Human Rights Plaintiffs May Plead Aiding and Abetting Theory of Liability

Posted in Alien Tort Claims Act, apartheid, Harvard Law Review (case) by mrkooenglish on May 24, 2008

A case summary of Harvard Law Review (May 2008): Khulumani v. Barclay National Bank Ltd., 504 F.3d 254 (2d Cir. 2007) (.pdf) (8 pages):

FEDERAL STATUTES — ALIEN TORT STATUTE – Second Circuit

Some of the most interesting and unsettled questions in human rights litigation after Sosa v. Alvarez-Machain concern the status of secondary liability theories, prominently including aiding and abetting. Although several courts have held that aiding and abetting liability is available in Alien Tort Statute (ATS) cases, there is continuing debate over whether it should be available at all, how it should be defined, and what sources of law courts should consult for answers to these questions. Recently, in Khulumani v.
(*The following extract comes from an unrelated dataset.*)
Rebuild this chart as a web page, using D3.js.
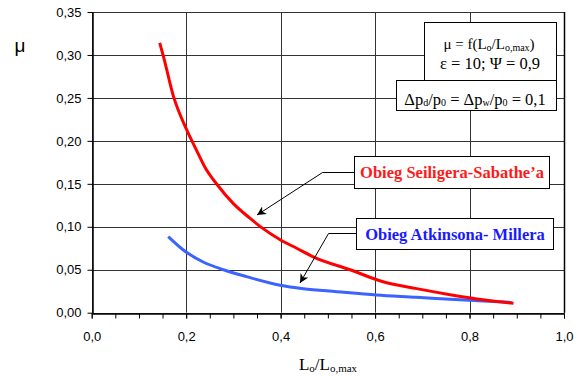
<!DOCTYPE html>
<html>
<head>
<meta charset="utf-8">
<script src="https://cdn.jsdelivr.net/npm/d3@7"></script>
<style>
  body { margin: 0; background: #fff; }
  svg { display: block; }
  .tick text { font-family: "Liberation Sans", Arial, sans-serif; font-size: 13px; fill: #000; }
</style>
</head>
<body>
<svg width="574" height="376"></svg>
<script>
// data
const redX  = [0.144, 0.152, 0.173, 0.201, 0.222, 0.241, 0.265, 0.300, 0.335, 0.360, 0.399, 0.434, 0.469, 0.547, 0.617, 0.688, 0.759, 0.829, 0.893]
const redY  = [0.314, 0.298, 0.252, 0.213, 0.189, 0.168, 0.1495, 0.127, 0.110, 0.099, 0.085, 0.075, 0.065, 0.050, 0.036, 0.028, 0.021, 0.015, 0.011]
const blueX = [0.162, 0.194, 0.236, 0.279, 0.328, 0.399, 0.448, 0.519, 0.603, 0.688, 0.759, 0.829, 0.889]
const blueY = [0.0885, 0.073, 0.059, 0.050, 0.042, 0.032, 0.028, 0.0245, 0.0206, 0.018, 0.0156, 0.0136, 0.012]
const xTicks = [0, 0.2, 0.4, 0.6, 0.8, 1.0]
const xMinor = d3.range(0, 1.0001, 0.05)
const yTicks = [0, 0.05, 0.10, 0.15, 0.20, 0.25, 0.30, 0.35]

const svg = d3.select('svg')
const pLeft = 91.7, pRight = 564, pTop = 12, pBottom = 312.7

const x = d3.scaleLinear().domain([0, 1]).range([pLeft, pRight])
const y = d3.scaleLinear().domain([0, 0.35]).range([pBottom, pTop])

// grid
const grid = svg.append('g').attr('stroke', '#333').attr('stroke-width', 1)
grid.selectAll('.hg').data(yTicks).join('line')
    .attr('x1', pLeft).attr('x2', pRight)
    .attr('y1', d => Math.round(y(d)) + 0.5).attr('y2', d => Math.round(y(d)) + 0.5)
grid.selectAll('.vg').data(xTicks).join('line')
    .attr('y1', pTop).attr('y2', pBottom)
    .attr('x1', d => Math.round(x(d)) + 0.5).attr('x2', d => Math.round(x(d)) + 0.5)

// x axis (minor ticks every 0.05, labels every 0.2)
const fmt1 = d => d.toFixed(1).replace('.', ',')
const fmt2 = d => d.toFixed(2).replace('.', ',')
svg.append('g')
    .attr('transform', `translate(0,${Math.round(pBottom) + 0.5})`)
    .call(d3.axisBottom(x).tickValues(xMinor).tickSize(5).tickSizeOuter(0).tickFormat(() => ''))
    .call(g => g.select('.domain').attr('stroke', '#000').attr('stroke-width', 1.5))
svg.append('g')
    .attr('transform', `translate(0,${Math.round(pBottom) + 0.5})`)
    .call(d3.axisBottom(x).tickValues(xTicks).tickSize(5).tickSizeOuter(0).tickPadding(13).tickFormat(fmt1))
    .call(g => g.select('.domain').remove())

svg.append('g')
    .attr('transform', `translate(${Math.round(pLeft) + 0.5},0)`)
    .call(d3.axisLeft(y).tickValues(yTicks).tickSize(5).tickSizeOuter(0).tickPadding(6).tickFormat(fmt2))
    .call(g => g.select('.domain').attr('stroke', '#000').attr('stroke-width', 1.5))

// frame right side
svg.append('line')
    .attr('x1', Math.round(pRight) + 0.5).attr('x2', Math.round(pRight) + 0.5)
    .attr('y1', pTop).attr('y2', pBottom)
    .attr('stroke', '#000').attr('stroke-width', 1.5)

// curves
const line = d3.line().curve(d3.curveMonotoneX).x(d => x(d[0])).y(d => y(d[1]))
svg.append('path')
    .datum(d3.zip(blueX, blueY))
    .attr('d', line)
    .attr('fill', 'none').attr('stroke', '#3a63ff').attr('stroke-width', 3)
svg.append('path')
    .datum(d3.zip(redX, redY))
    .attr('d', line)
    .attr('fill', 'none').attr('stroke', '#ff0000').attr('stroke-width', 3)

// axis titles
svg.append('text')
    .attr('x', 20).attr('y', 52)
    .attr('text-anchor', 'middle')
    .style('font-family', '"Liberation Sans", Arial, sans-serif')
    .style('font-size', '19px')
    .text('μ')

const serif = '"Liberation Serif", "Times New Roman", serif'
const xt = svg.append('text')
    .attr('x', 328).attr('y', 370)
    .attr('text-anchor', 'middle')
    .style('font-family', serif)
    .style('font-size', '17px')
xt.append('tspan').text('L')
xt.append('tspan').attr('font-size', '11px').attr('dy', 2).text('o')
xt.append('tspan').attr('dy', -2).text('/L')
xt.append('tspan').attr('font-size', '11px').attr('dy', 2).text('o,max')

// info boxes
svg.append('rect').attr('x', 424.5).attr('y', 22.5).attr('width', 132).attr('height', 58)
    .attr('fill', '#fff').attr('stroke', '#000').attr('stroke-width', 1)
svg.append('rect').attr('x', 396.5).attr('y', 80.5).attr('width', 160).attr('height', 30)
    .attr('fill', '#fff').attr('stroke', '#000').attr('stroke-width', 1)

const t1 = svg.append('text').attr('x', 489).attr('y', 49).attr('text-anchor', 'middle')
    .style('font-family', serif).style('font-size', '15px')
t1.append('tspan').text('μ = f(L')
t1.append('tspan').attr('font-size', '10px').attr('dy', 2).text('o')
t1.append('tspan').attr('dy', -2).text('/L')
t1.append('tspan').attr('font-size', '10px').attr('dy', 2).text('o,max')
t1.append('tspan').attr('dy', -2).text(')')

svg.append('text').attr('x', 490).attr('y', 69).attr('text-anchor', 'middle')
    .style('font-family', serif).style('font-size', '16.5px')
    .text('ε = 10; Ψ = 0,9')

const t3 = svg.append('text').attr('x', 475).attr('y', 104.5).attr('text-anchor', 'middle')
    .style('font-family', serif).style('font-size', '16.5px')
t3.append('tspan').text('Δp')
t3.append('tspan').attr('font-size', '10px').attr('dy', 1).text('d')
t3.append('tspan').attr('dy', -1).text('/p')
t3.append('tspan').attr('font-size', '10px').attr('dy', 1).text('0')
t3.append('tspan').attr('dy', -1).text(' = Δp')
t3.append('tspan').attr('font-size', '10px').attr('dy', 1).text('w')
t3.append('tspan').attr('dy', -1).text('/p')
t3.append('tspan').attr('font-size', '10px').attr('dy', 1).text('0')
t3.append('tspan').attr('dy', -1).text(' = 0,1')

// series labels with arrows
svg.append('defs').append('marker')
    .attr('id', 'arr').attr('viewBox', '0 0 10 10')
    .attr('refX', 10).attr('refY', 5)
    .attr('markerWidth', 9).attr('markerHeight', 9)
    .attr('markerUnits', 'userSpaceOnUse')
    .attr('orient', 'auto')
    .append('path').attr('d', 'M0,0 L10,5 L0,10 L3,5 Z').attr('fill', '#000')

svg.append('polyline')
    .attr('points', '354,172.5 322.5,172.5 257,215')
    .attr('fill', 'none').attr('stroke', '#000').attr('stroke-width', 1)
    .attr('marker-end', 'url(#arr)')
svg.append('polyline')
    .attr('points', '356,233.5 328.5,233.5 300,283')
    .attr('fill', 'none').attr('stroke', '#000').attr('stroke-width', 1)
    .attr('marker-end', 'url(#arr)')

svg.append('rect').attr('x', 354.5).attr('y', 156.5).attr('width', 195).attr('height', 32)
    .attr('fill', '#fff').attr('stroke', '#000').attr('stroke-width', 1)
svg.append('rect').attr('x', 356.5).attr('y', 218.5).attr('width', 197).attr('height', 31)
    .attr('fill', '#fff').attr('stroke', '#000').attr('stroke-width', 1)

svg.append('text').attr('x', 452).attr('y', 178).attr('text-anchor', 'middle')
    .style('font-family', serif).style('font-size', '16.5px').style('font-weight', 'bold')
    .attr('fill', '#ff1a1a')
    .text('Obieg Seiligera-Sabathe’a')
svg.append('text').attr('x', 455).attr('y', 240).attr('text-anchor', 'middle')
    .style('font-family', serif).style('font-size', '16.5px').style('font-weight', 'bold')
    .attr('fill', '#1a1aff')
    .text('Obieg Atkinsona- Millera')
</script>
</body>
</html>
Barclay National Bank Ltd. (2007), a Second Circuit panel held that ATS plaintiffs “may plead a theory of aiding and abetting liability,”5 but split on whether courts should look to customary international law or federal common law to determine the availability and scope of this liability theory. Although the three separate opinions in Khulumani indicate the difficulty of the issue, the best reading of the key U.S. cases and of customary international law is that courts should look primarily to federal common law to decide questions about aiding and abetting liability in ATS cases.